[Written instruction]: Everything in the listing except the pictures should be written out exactly.

□ □ □ □ □ □ □

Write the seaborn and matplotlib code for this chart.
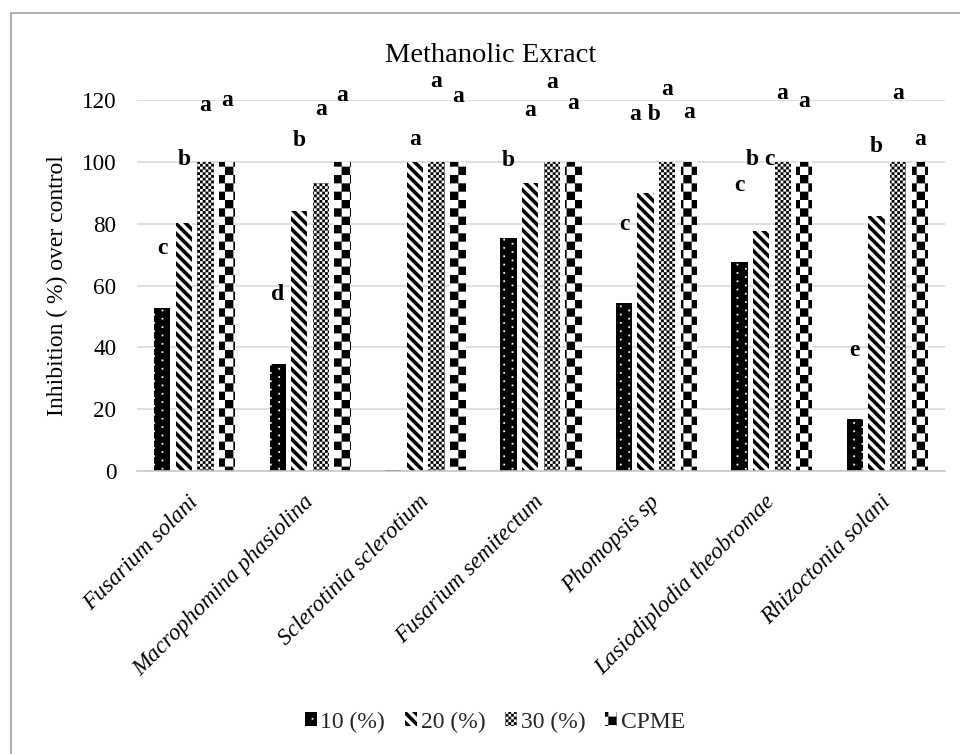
import numpy as np
import pandas as pd
import matplotlib
matplotlib.use("Agg")
import matplotlib.pyplot as plt
import matplotlib.hatch as mhatch
from matplotlib.path import Path
from matplotlib.patches import Rectangle
import seaborn as sns

# ---------------- data ----------------
fungi = ["Fusarium solani", "Macrophomina phasiolina", "Sclerotinia sclerotium",
         "Fusarium semitectum", "Phomopsis sp", "Lasiodiplodia theobromae",
         "Rhizoctonia solani"]
series = ["10 (%)", "20 (%)", "30 (%)", "CPME"]

conc_10 = [52.6, 34.5, 0.3, 75.4, 54.3, 67.7, 16.8]
conc_20 = [80.2, 84.2, 100.0, 93.0, 89.9, 77.5, 82.4]
conc_30 = [100.0, 93.1, 100.0, 100.0, 100.0, 100.0, 100.0]
cpme = [100.0, 100.0, 100.0, 100.0, 100.0, 100.0, 100.0]

letters_10 = ["c", "d", "", "b", "c", "c", "e"]
letters_20 = ["b", "b", "a", "a", "a b", "b c", "b"]
letters_30 = ["a", "a", "a", "a", "a", "a", "a"]
letters_cpme = ["a", "a", "a", "a", "a", "a", "a"]

label_y_10 = [72.0, 57.0, 0.0, 100.5, 79.7, 92.3, 39.0]
label_y_20 = [100.6, 107.0, 107.1, 116.5, 115.4, 100.9, 104.8]
label_y_30 = [118.1, 117.0, 125.9, 125.6, 123.4, 122.2, 122.2]
label_y_cpme = [119.9, 121.5, 121.0, 118.8, 115.9, 119.5, 107.1]

values = [conc_10, conc_20, conc_30, cpme]
letters = [letters_10, letters_20, letters_30, letters_cpme]
label_ys = [label_y_10, label_y_20, label_y_30, label_y_cpme]

df = pd.DataFrame({
    "fungus": np.repeat([fungi], len(series), axis=0).ravel(),
    "series": np.repeat(series, len(fungi)),
    "value": np.concatenate(values),
})

# ---------------- custom Excel-like fill patterns ----------------
def _rects(centers, hx, hy):
    verts, codes = [], []
    for cx, cy in centers:
        verts += [(cx - hx, cy - hy), (cx + hx, cy - hy), (cx + hx, cy + hy),
                  (cx - hx, cy + hy), (cx - hx, cy - hy)]
        codes += [Path.MOVETO, Path.LINETO, Path.LINETO, Path.LINETO, Path.CLOSEPOLY]
    return verts, codes


class _Custom(mhatch.HatchPatternBase):
    char = "?"

    def __init__(self, hatch, density):
        if hatch.count(self.char):
            self.v, self.c = self.build()
        else:
            self.v, self.c = [], []
        self.num_vertices = len(self.v)

    def set_vertices_and_codes(self, vertices, codes):
        vertices[:] = np.asarray(self.v, float)
        codes[:] = np.asarray(self.c, dtype=codes.dtype)


class Dots(_Custom):            # white dots on black
    char = "."

    def build(self):
        n = 12
        cs = [((k + 0.5) / n, (j + 0.25 + 0.5 * (k % 2)) / n)
              for k in range(n) for j in range(n)]
        return _rects(cs, 0.0085, 0.0085)


class Checker(_Custom):         # large checkerboard
    char = "O"
    n = 12

    def build(self):
        n = self.n
        cs = [((c + 0.5) / n, (r + 0.5) / n)
              for r in range(n) for c in range(n) if (r + c) % 2 == 0]
        return _rects(cs, 0.5 / n, 0.5 / n)


class SmallChecker(Checker):    # small checkerboard
    char = "*"
    n = 36


class Stripes(_Custom):         # wide downward diagonal
    char = "\\"

    def build(self):
        n = 10
        w = 0.5 / n
        verts, codes = [], []
        for k in range(-2, 2 * n + 3):
            c = k / n
            verts += [(-1, c + 1), (2, c - 2), (2, c + w - 2), (-1, c + w + 1), (-1, c + 1)]
            codes += [Path.MOVETO, Path.LINETO, Path.LINETO, Path.LINETO, Path.CLOSEPOLY]
        return verts, codes


mhatch._hatch_types[:] = [Dots, Stripes, SmallChecker, Checker]

# ---------------- figure ----------------
sns.set_style("white")
plt.rcParams["font.family"] = ["Liberation Serif", "DejaVu Serif"]
plt.rcParams["hatch.linewidth"] = 0.05

W, H = 960, 754
fig = plt.figure(figsize=(W / 100, H / 100), dpi=100)
ax = fig.add_axes([137 / W, 1 - 471 / H, 808 / W, 371 / H])

sns.barplot(data=df, x="fungus", y="value", hue="series", order=fungi,
            hue_order=series, palette=["black", "white", "white", "white"],
            width=0.75, gap=0.25, legend=False, ax=ax)

styles = [("black", "white", "."), ("white", "black", "\\"),
          ("white", "black", "*"), ("white", "black", "O")]
for cont, (fc, hc, hp) in zip(ax.containers, styles):
    for p in cont:
        p.set_facecolor(fc)
        p.set_edgecolor(hc)
        p.set_linewidth(0)
        p.set_hatch(hp)

# significance letters
for s, cont in enumerate(ax.containers):
    for i, p in enumerate(cont):
        lab = letters[s][i]
        if not lab:
            continue
        ax.text(p.get_x() + p.get_width() / 2, label_ys[s][i], lab,
                ha="center", va="center", fontsize=17, fontweight="bold",
                color="black", clip_on=False)

ax.set_ylim(0, 120)
ax.set_yticks(np.arange(0, 121, 20))
ax.yaxis.grid(True, color="#d9d9d9", linewidth=1.2)
ax.xaxis.grid(False)
ax.set_axisbelow(True)
for side in ["left", "right", "top"]:
    ax.spines[side].set_visible(False)
ax.spines["bottom"].set_color("#c8c8c8")
ax.spines["bottom"].set_linewidth(1.2)

ax.tick_params(axis="y", length=0, pad=15, labelsize=16.7, labelcolor="black")
ax.tick_params(axis="x", length=0, pad=20, labelsize=16.7, labelcolor="black")
ax.set_xticks(range(len(fungi)))
ax.set_xticklabels(fungi, rotation=45, ha="right", va="center",
                   rotation_mode="anchor", style="italic")
ax.set_xlabel("")
ax.set_ylabel("Inhibition ( %) over control", fontsize=17, color="black")
ax.yaxis.label.set_va("center")
ax.yaxis.set_label_coords((57 - 137) / 808, 0.5)

fig.text(491 / W, 1 - 55.5 / H, "Methanolic Exract", ha="center", va="center",
         fontsize=20.5, color="black")

fig.legend(handles=list(ax.containers), labels=series, loc="center",
           bbox_to_anchor=(495 / W, 1 - 722 / H), ncol=4, frameon=False,
           fontsize=17, handlelength=0.5, handleheight=0.5,
           handletextpad=0.15, columnspacing=0.85)

# chart-area border (top and left visible)
fig.add_artist(Rectangle((11 / W, -0.05), 1.2, 1.05 - 13 / H,
                         transform=fig.transFigure, fill=False,
                         edgecolor="#a0a0a0", linewidth=1.2))

fig.savefig("out.png", dpi=100)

□ □ □ □ □ □ □

[Task solution]:
Write the seaborn and matplotlib code for this chart.
import numpy as np
import pandas as pd
import matplotlib
matplotlib.use("Agg")
import matplotlib.pyplot as plt
import matplotlib.hatch as mhatch
from matplotlib.path import Path
from matplotlib.patches import Rectangle
import seaborn as sns

# ---------------- data ----------------
fungi = ["Fusarium solani", "Macrophomina phasiolina", "Sclerotinia sclerotium",
         "Fusarium semitectum", "Phomopsis sp", "Lasiodiplodia theobromae",
         "Rhizoctonia solani"]
series = ["10 (%)", "20 (%)", "30 (%)", "CPME"]

conc_10 = [52.6, 34.5, 0.3, 75.4, 54.3, 67.7, 16.8]
conc_20 = [80.2, 84.2, 100.0, 93.0, 89.9, 77.5, 82.4]
conc_30 = [100.0, 93.1, 100.0, 100.0, 100.0, 100.0, 100.0]
cpme = [100.0, 100.0, 100.0, 100.0, 100.0, 100.0, 100.0]

letters_10 = ["c", "d", "", "b", "c", "c", "e"]
letters_20 = ["b", "b", "a", "a", "a b", "b c", "b"]
letters_30 = ["a", "a", "a", "a", "a", "a", "a"]
letters_cpme = ["a", "a", "a", "a", "a", "a", "a"]

label_y_10 = [72.0, 57.0, 0.0, 100.5, 79.7, 92.3, 39.0]
label_y_20 = [100.6, 107.0, 107.1, 116.5, 115.4, 100.9, 104.8]
label_y_30 = [118.1, 117.0, 125.9, 125.6, 123.4, 122.2, 122.2]
label_y_cpme = [119.9, 121.5, 121.0, 118.8, 115.9, 119.5, 107.1]

values = [conc_10, conc_20, conc_30, cpme]
letters = [letters_10, letters_20, letters_30, letters_cpme]
label_ys = [label_y_10, label_y_20, label_y_30, label_y_cpme]

df = pd.DataFrame({
    "fungus": np.repeat([fungi], len(series), axis=0).ravel(),
    "series": np.repeat(series, len(fungi)),
    "value": np.concatenate(values),
})

# ---------------- custom Excel-like fill patterns ----------------
def _rects(centers, hx, hy):
    verts, codes = [], []
    for cx, cy in centers:
        verts += [(cx - hx, cy - hy), (cx + hx, cy - hy), (cx + hx, cy + hy),
                  (cx - hx, cy + hy), (cx - hx, cy - hy)]
        codes += [Path.MOVETO, Path.LINETO, Path.LINETO, Path.LINETO, Path.CLOSEPOLY]
    return verts, codes


class _Custom(mhatch.HatchPatternBase):
    char = "?"

    def __init__(self, hatch, density):
        if hatch.count(self.char):
            self.v, self.c = self.build()
        else:
            self.v, self.c = [], []
        self.num_vertices = len(self.v)

    def set_vertices_and_codes(self, vertices, codes):
        vertices[:] = np.asarray(self.v, float)
        codes[:] = np.asarray(self.c, dtype=codes.dtype)


class Dots(_Custom):            # white dots on black
    char = "."

    def build(self):
        n = 12
        cs = [((k + 0.5) / n, (j + 0.25 + 0.5 * (k % 2)) / n)
              for k in range(n) for j in range(n)]
        return _rects(cs, 0.0085, 0.0085)


class Checker(_Custom):         # large checkerboard
    char = "O"
    n = 12

    def build(self):
        n = self.n
        cs = [((c + 0.5) / n, (r + 0.5) / n)
              for r in range(n) for c in range(n) if (r + c) % 2 == 0]
        return _rects(cs, 0.5 / n, 0.5 / n)


class SmallChecker(Checker):    # small checkerboard
    char = "*"
    n = 36


class Stripes(_Custom):         # wide downward diagonal
    char = "\\"

    def build(self):
        n = 10
        w = 0.5 / n
        verts, codes = [], []
        for k in range(-2, 2 * n + 3):
            c = k / n
            verts += [(-1, c + 1), (2, c - 2), (2, c + w - 2), (-1, c + w + 1), (-1, c + 1)]
            codes += [Path.MOVETO, Path.LINETO, Path.LINETO, Path.LINETO, Path.CLOSEPOLY]
        return verts, codes


mhatch._hatch_types[:] = [Dots, Stripes, SmallChecker, Checker]

# ---------------- figure ----------------
sns.set_style("white")
plt.rcParams["font.family"] = ["Liberation Serif", "DejaVu Serif"]
plt.rcParams["hatch.linewidth"] = 0.05

W, H = 960, 754
fig = plt.figure(figsize=(W / 100, H / 100), dpi=100)
ax = fig.add_axes([137 / W, 1 - 471 / H, 808 / W, 371 / H])

sns.barplot(data=df, x="fungus", y="value", hue="series", order=fungi,
            hue_order=series, palette=["black", "white", "white", "white"],
            width=0.75, gap=0.25, legend=False, ax=ax)

styles = [("black", "white", "."), ("white", "black", "\\"),
          ("white", "black", "*"), ("white", "black", "O")]
for cont, (fc, hc, hp) in zip(ax.containers, styles):
    for p in cont:
        p.set_facecolor(fc)
        p.set_edgecolor(hc)
        p.set_linewidth(0)
        p.set_hatch(hp)

# significance letters
for s, cont in enumerate(ax.containers):
    for i, p in enumerate(cont):
        lab = letters[s][i]
        if not lab:
            continue
        ax.text(p.get_x() + p.get_width() / 2, label_ys[s][i], lab,
                ha="center", va="center", fontsize=17, fontweight="bold",
                color="black", clip_on=False)

ax.set_ylim(0, 120)
ax.set_yticks(np.arange(0, 121, 20))
ax.yaxis.grid(True, color="#d9d9d9", linewidth=1.2)
ax.xaxis.grid(False)
ax.set_axisbelow(True)
for side in ["left", "right", "top"]:
    ax.spines[side].set_visible(False)
ax.spines["bottom"].set_color("#c8c8c8")
ax.spines["bottom"].set_linewidth(1.2)

ax.tick_params(axis="y", length=0, pad=15, labelsize=16.7, labelcolor="black")
ax.tick_params(axis="x", length=0, pad=20, labelsize=16.7, labelcolor="black")
ax.set_xticks(range(len(fungi)))
ax.set_xticklabels(fungi, rotation=45, ha="right", va="center",
                   rotation_mode="anchor", style="italic")
ax.set_xlabel("")
ax.set_ylabel("Inhibition ( %) over control", fontsize=17, color="black")
ax.yaxis.label.set_va("center")
ax.yaxis.set_label_coords((57 - 137) / 808, 0.5)

fig.text(491 / W, 1 - 55.5 / H, "Methanolic Exract", ha="center", va="center",
         fontsize=20.5, color="black")

fig.legend(handles=list(ax.containers), labels=series, loc="center",
           bbox_to_anchor=(495 / W, 1 - 722 / H), ncol=4, frameon=False,
           fontsize=17, handlelength=0.5, handleheight=0.5,
           handletextpad=0.15, columnspacing=0.85)

# chart-area border (top and left visible)
fig.add_artist(Rectangle((11 / W, -0.05), 1.2, 1.05 - 13 / H,
                         transform=fig.transFigure, fill=False,
                         edgecolor="#a0a0a0", linewidth=1.2))

fig.savefig("out.png", dpi=100)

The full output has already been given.